Fundamentally, our objectives are the same as our customers’ – a safe, reliable and adequate supply of natural gas at reasonable prices – and we will continue to work directly, and through industry groups, to accomplish these objectives.

At this time, we recognize the valuable service and dedication of our Board of Directors, past and present. All of us here today have greatly benefited from the dedication and insight of these fine people.

We would especially like to remember Ray Holman, a longtime member of The Laclede Group Board of Directors. We are all saddened by the loss of our friend, Ray, who passed away on November 4, in a tragic accident.

Ray was elected to the Board in January of 1994 and was Chair of the Audit Committee at the time of his death. He also served on the Board’s Compensation, Corporate Governance and Investment Review committees during his tenure at Laclede. In 2002, he retired as Chairman, President and CEO of Mallinckrodt, Inc., after 26 years of service. Through the years, he sat on numerous boards for civic agencies, including the Greater St. Louis Area Council of the Boy Scouts of America, and the St. Louis Science Center – to name only a few.

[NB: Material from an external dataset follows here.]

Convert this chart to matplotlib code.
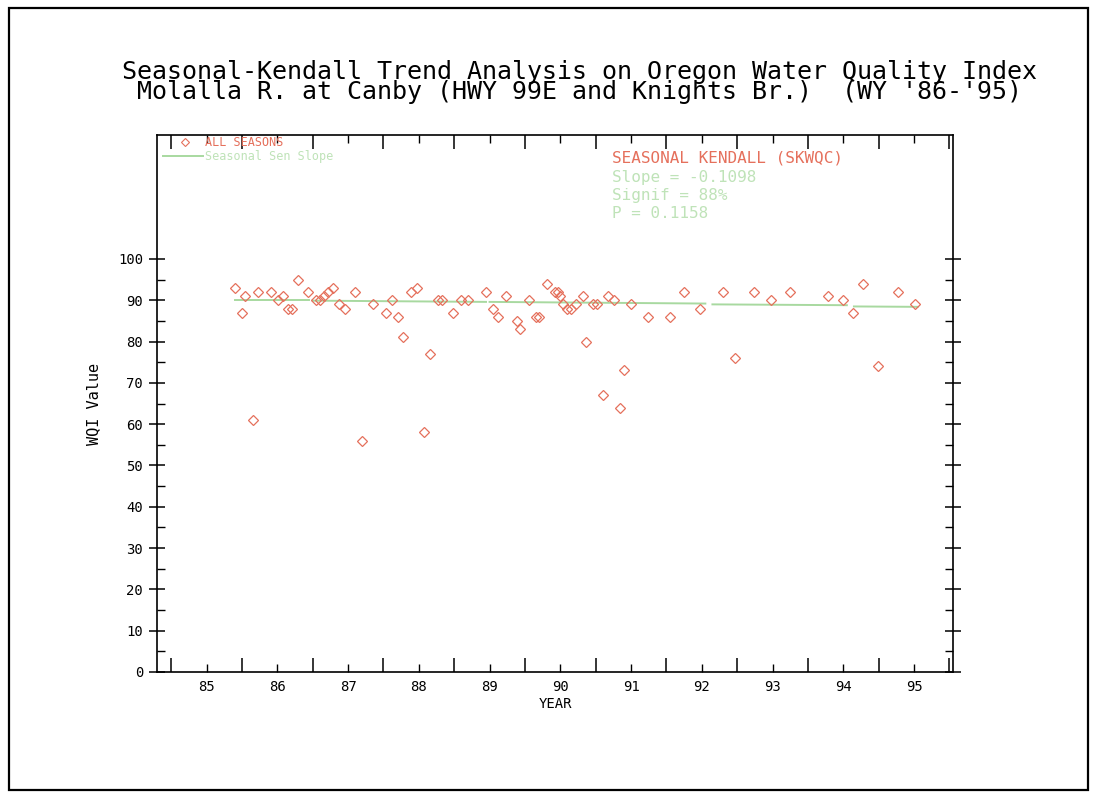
import matplotlib
matplotlib.use("Agg")
import matplotlib.pyplot as plt
from matplotlib.patches import Rectangle
from matplotlib.ticker import FixedLocator, FixedFormatter

# ---- data ----
years = [85.40, 85.50, 85.54, 85.66, 85.73, 85.91, 86.01, 86.08, 86.15, 86.21,
         86.29, 86.43, 86.55, 86.60, 86.66, 86.72, 86.79, 86.87, 86.96, 87.10,
         87.20, 87.35, 87.54, 87.62, 87.71, 87.78, 87.89, 87.97, 88.07, 88.16,
         88.27, 88.33, 88.48, 88.60, 88.70, 88.95, 89.05, 89.12, 89.23, 89.39,
         89.43, 89.56, 89.66, 89.70, 89.81, 89.92, 89.97, 90.00, 90.04, 90.09,
         90.15, 90.22, 90.32, 90.36, 90.46, 90.52, 90.60, 90.67, 90.76, 90.84,
         90.90, 91.00, 91.24, 91.55, 91.75, 91.97, 92.30, 92.47, 92.74, 92.98,
         93.25, 93.78, 93.99, 94.14, 94.28, 94.49, 94.77, 95.01]
wqi = [93, 87, 91, 61, 92, 92, 90, 91, 88, 88,
       95, 92, 90, 90, 91, 92, 93, 89, 88, 92,
       56, 89, 87, 90, 86, 81, 92, 93, 58, 77,
       90, 90, 87, 90, 90, 92, 88, 86, 91, 85,
       83, 90, 86, 86, 94, 92, 92, 91, 89, 88,
       88, 89, 91, 80, 89, 89, 67, 91, 90, 64,
       73, 89, 86, 86, 92, 88, 92, 76, 92, 90,
       92, 91, 90, 87, 94, 74, 92, 89]

# Sen slope line, drawn as separate water-year segments
trend_start_x = [85.40, 86.50, 89.00, 92.15, 94.15]
trend_end_x = [86.45, 88.95, 92.05, 94.05, 95.05]
trend_start_y = [90.0, 89.9, 89.6, 89.0, 88.5]
trend_end_y = [90.0, 89.6, 89.2, 88.8, 88.4]

xtick_years = [85, 86, 87, 88, 89, 90, 91, 92, 93, 94, 95]
xtick_labels = ["85", "86", "87", "88", "89", "90", "91", "92", "93", "94", "95"]
ytick_values = [0, 10, 20, 30, 40, 50, 60, 70, 80, 90, 100]

title_lines = ["Seasonal-Kendall Trend Analysis on Oregon Water Quality Index",
               "Molalla R. at Canby (HWY 99E and Knights Br.)  (WY '86-'95)"]
legend_labels = ["ALL SEASONS", "Seasonal Sen Slope"]
stats_head = "SEASONAL KENDALL (SKWQC)"
stats_lines = ["Slope = -0.1098", "Signif = 88%", "P = 0.1158"]

RED = "#e5705c"
GREEN = "#a8d9a0"
GREEN_TXT = "#bfe3b8"
MONO = "DejaVu Sans Mono"

fig = plt.figure(figsize=(10.95, 7.98), dpi=100)
fig.patch.set_facecolor("white")
fig.add_artist(Rectangle((0.008, 0.01), 0.986, 0.98, transform=fig.transFigure,
                         fill=False, lw=1.6, ec="black"))

ax = fig.add_axes([0.1434, 0.1579, 0.7269, 0.6729])
ax.set_xlim(84.3, 95.55)
ax.set_ylim(0, 130)

for xs, xe, ys, ye in zip(trend_start_x, trend_end_x, trend_start_y, trend_end_y):
    ax.plot([xs, xe], [ys, ye], color=GREEN, lw=1.4, zorder=2)
ax.plot(years, wqi, linestyle="none", marker="D", ms=5, mfc="none",
        mec=RED, mew=0.9, zorder=3)

for sp in ax.spines.values():
    sp.set_linewidth(1.2)

ax.xaxis.set_major_locator(FixedLocator([y + 0.5 for y in range(84, 96)]))
ax.xaxis.set_minor_locator(FixedLocator(xtick_years))
ax.set_xticklabels([], minor=False)
ax.xaxis.set_minor_formatter(FixedFormatter(xtick_labels))
ax.tick_params(axis="x", which="major", direction="in", length=10, width=1.1,
               top=True, bottom=True, labelbottom=False)
ax.tick_params(axis="x", which="minor", direction="in", length=6, width=1.0,
               top=True, bottom=True, labelsize=10, pad=6)

ax.yaxis.set_major_locator(FixedLocator(ytick_values))
ax.yaxis.set_minor_locator(FixedLocator([v + 5 for v in ytick_values[:-1]]))
ax.tick_params(axis="y", which="major", direction="inout", length=12, width=1.1,
               left=True, right=True, labelsize=10, pad=4)
ax.tick_params(axis="y", which="minor", direction="in", length=6, width=1.0,
               left=True, right=True)
for lab in ax.get_yticklabels() + ax.get_xticklabels(minor=True):
    lab.set_family(MONO)

ax.set_xlabel("YEAR", family=MONO, fontsize=10, labelpad=2)
ax.set_ylabel("WQI Value", family=MONO, fontsize=11, labelpad=12)

fig.text(0.529, 0.897, "\n".join(title_lines), ha="center", va="center",
         family=MONO, fontsize=18, linespacing=0.78)

# legend (manual, as in the reference)
ax.plot([84.70], [128.3], marker="D", ms=4, mfc="none", mec=RED, mew=0.8)
ax.text(84.98, 128.3, legend_labels[0], color=RED, family=MONO, fontsize=8.5, va="center")
ax.plot([84.39, 84.95], [124.9, 124.9], color=GREEN, lw=1.4)
ax.text(84.98, 124.9, legend_labels[1], color=GREEN_TXT, family=MONO, fontsize=8.5,
        va="center")

ax.text(90.73, 124.4, stats_head, color=RED, family=MONO, fontsize=11.5, va="center")
ax.text(90.73, 121.6, "\n".join(stats_lines), color=GREEN_TXT, family=MONO,
        fontsize=11.5, va="top", linespacing=1.25)

fig.savefig("out.png", dpi=100, facecolor="white")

We will all greatly miss Ray’s guidance, wisdom and friendship. He was an outstanding community leader, businessman and humanitarian.

In closing, we are proud of how The Laclede Group has developed since its creation on October 1, 2001. This has been accomplished only through the dedication, support and professionalism demonstrated by its nearly 4,000 employees. Your company has grown and has positioned itself for the future. We are dedicated to continuing that success. We thank our shareholders for their support and commitment.

At the meeting, the corporate secretary will announce that the company received proxies for over a majority of the issued and outstanding common shares representing the necessary votes in favor of:

    The election of Arnold W. Donald and William E. Nasser as directors, each to serve a three-year term expiring in the year 2009,

    The approval of The Laclede Group Annual Incentive Plan and The Laclede Group 2006 Equity Plan, and

    The ratification of Deloitte & Touche LLP as independent auditor for fiscal year 2006.

The proposal to amend the articles of incorporation to reduce the minimum size of the Board from nine to seven received favorable proxies from over two-thirds of the outstanding shares, representing the necessary vote for its approval.

NOTE: Some of the above comments may have included forward-looking statements. Our actual results may differ materially from those projected in such statements. Additional information about factors that could cause actual results to differ materially from those projected is contained in the Company’s Form 10-K and other documents filed with the SEC, which are readily available.